Find the derivative of f(x) = (3x^2 + 1) / (2x - 5)

Solution:

1. Identify g(x) and h(x):
   • g(x) = 3x^2 + 1
   • h(x) = 2x - 5
2. Find g'(x) and h'(x):
   • g'(x) = 6x
   • h'(x) = 2
3. Apply the quotient rule formula:
   • f'(x) = [g'(x)h(x) - g(x)h'(x)] / [h(x)]^2
   • f'(x) = [6x(2x - 5) - (3x^2 + 1)(2)] / (2x - 5)^2
4. Simplify:
   • f'(x) = [12x^2 - 30x - 6x^2 - 2] / (2x - 5)^2
   • f'(x) = [6x^2 - 30x - 2] / (2x - 5)^2

Practice Problem 2:

Find the derivative of f(x) = (x) / (x^2 + 4)

Solution:

1. Identify g(x) and h(x):
   • g(x) = x
   • h(x) = x^2 + 4
2. Find g'(x) and h'(x):
   • g'(x) = 1
   • h'(x) = 2x
3. Apply the quotient rule formula:
   • f'(x) = [g'(x)h(x) - g(x)h'(x)] / [h(x)]^2
   • f'(x) = [1(x^2 + 4) - x(2x)] / (x^2 + 4)^2
4. Simplify:
   • f'(x) = [x^2 + 4 - 2x^2] / (x^2 + 4)^2
   • f'(x) = [-x^2 + 4] / (x^2 + 4)^2

These practice problems should give you a better handle on applying the quotient rule. Remember to take your time, be careful with the algebra, and double-check your work. The key is to break the problem down into smaller steps and tackle each one methodically. Keep practicing, and you'll become a quotient rule pro in no time!

Conclusion

Alright, guys! We've covered a lot in this article. We started with a quick review of the quotient rule, discussed how to apply it to the function f(x) = (8x + 9) / (4x + 7), simplified the derivative, highlighted key takeaways and common mistakes, and even worked through a couple of practice problems. The quotient rule is a powerful tool in calculus, and mastering it will definitely boost your problem-solving abilities.

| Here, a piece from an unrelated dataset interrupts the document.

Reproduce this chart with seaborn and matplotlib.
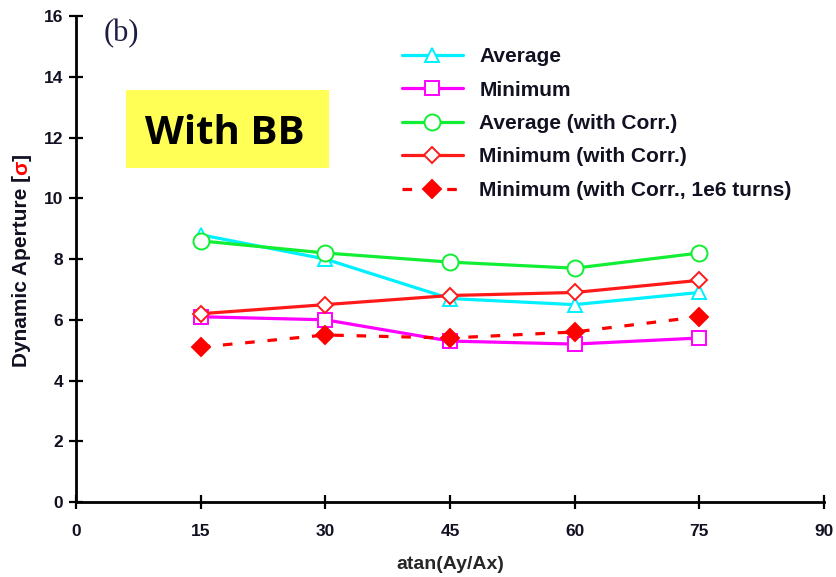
import matplotlib
matplotlib.use("Agg")
import matplotlib.pyplot as plt
import seaborn as sns
import pandas as pd
from matplotlib.patches import Rectangle

# Scan angle atan(Ay/Ax) in degrees
angles = [15, 30, 45, 60, 75]

# Dynamic aperture in units of sigma
avg = [8.8, 8.0, 6.7, 6.5, 6.9]
minimum = [6.1, 6.0, 5.3, 5.2, 5.4]
avg_corr = [8.6, 8.2, 7.9, 7.7, 8.2]
min_corr = [6.2, 6.5, 6.8, 6.9, 7.3]
min_corr_1e6 = [5.1, 5.5, 5.4, 5.6, 6.1]

series_names = [
    "Average",
    "Minimum",
    "Average (with Corr.)",
    "Minimum (with Corr.)",
    "Minimum (with Corr., 1e6 turns)",
]
series_values = [avg, minimum, avg_corr, min_corr, min_corr_1e6]

x_ticks = [0, 15, 30, 45, 60, 75, 90]
y_ticks = [0, 2, 4, 6, 8, 10, 12, 14, 16]

sns.set_theme(style="white")
plt.rcParams["font.family"] = ["Liberation Sans", "DejaVu Sans"]

fig = plt.figure(figsize=(8.36, 5.77), dpi=100)
ax = fig.add_axes([0.0909, 0.130, 0.8947, 0.842])

styles = [
    dict(color="#00f0ff", marker="^", mfc="white", ls="-"),
    dict(color="#ff00ff", marker="s", mfc="white", ls="-"),
    dict(color="#11ee33", marker="o", mfc="white", ls="-"),
    dict(color="#ff1a1a", marker="D", mfc="white", ls="-"),
    dict(color="#ff0000", marker="D", mfc="#ff0000", ls=(0, (3, 4))),
]
sizes = [10, 10, 11.5, 8.5, 9]

for name, vals, st, ms in zip(series_names, series_values, styles, sizes):
    df = pd.DataFrame({"angle": angles, "da": vals})
    sns.lineplot(
        data=df, x="angle", y="da", ax=ax, label=name,
        color=st["color"], linewidth=2.3, linestyle=st["ls"],
        marker=st["marker"], markersize=ms,
        markerfacecolor=st["mfc"], markeredgecolor=st["color"],
        markeredgewidth=1.4,
    )

ax.set_xlim(0, 90)
ax.set_ylim(0, 16)
ax.set_xticks(x_ticks)
ax.set_yticks(y_ticks)
for s in ["top", "right"]:
    ax.spines[s].set_visible(False)
for s in ["left", "bottom"]:
    ax.spines[s].set_color("black")
    ax.spines[s].set_linewidth(2.0)
ax.tick_params(axis="both", direction="inout", length=10, width=1.6,
               colors="black", labelsize=12.5, bottom=True, left=True)
ax.tick_params(axis="x", pad=11)
ax.tick_params(axis="y", pad=4)
for lbl in ax.get_xticklabels() + ax.get_yticklabels():
    lbl.set_fontweight("bold")
    lbl.set_color("#111122")
ax.set_xlabel("atan(Ay/Ax)", fontsize=14, fontweight="bold", labelpad=12)
ax.set_ylabel("")
ax.grid(False)

leg = ax.legend(
    loc="upper left", bbox_to_anchor=(0.481, 0.918), bbox_transform=fig.transFigure,
    frameon=False, handlelength=2.9, labelspacing=0.69, handletextpad=0.8,
    borderpad=0, borderaxespad=0,
    prop=dict(family="Liberation Sans", weight="bold", size=15),
)
for t in leg.get_texts():
    t.set_color("#111122")

# y-axis label with the sigma in red
fig.canvas.draw()
renderer = fig.canvas.get_renderer()
ylabel_parts = [("Dynamic Aperture [", "#111122"), ("σ", "red"), ("]", "#111122")]
y0 = 1 - 367 / 577
for txt, col in ylabel_parts:
    t = fig.text(0.026, y0, txt, rotation=90, ha="center", va="bottom",
                 fontsize=15, fontweight="bold", color=col)
    bb = t.get_window_extent(renderer)
    y0 += bb.height / fig.bbox.height

# panel tag
fig.text(104 / 836, 1 - 34 / 577, "(b)", family="Liberation Serif", fontsize=22,
         color="#1c1c44", ha="left", va="center")

# highlighted annotation box
fig.patches.append(Rectangle((126 / 836, 1 - 168 / 577), 203 / 836, 78 / 577,
                             transform=fig.transFigure, facecolor="#ffff55",
                             edgecolor="none", zorder=0))
fig.text(225 / 836, 1 - 129 / 577, "With BB", family="Open Sans", fontweight="bold",
         fontsize=29, color="black", ha="center", va="center_baseline")

fig.savefig("out.png", dpi=100)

Remember, calculus, like any mathematical skill, requires consistent practice. Don't get discouraged if you find it challenging at first. Keep working at it, try different problems, and seek help when you need it. Understanding the underlying concepts and practicing regularly will make the quotient rule, and calculus in general, much more manageable.

So, keep practicing, stay curious, and happy calculating! You've got this!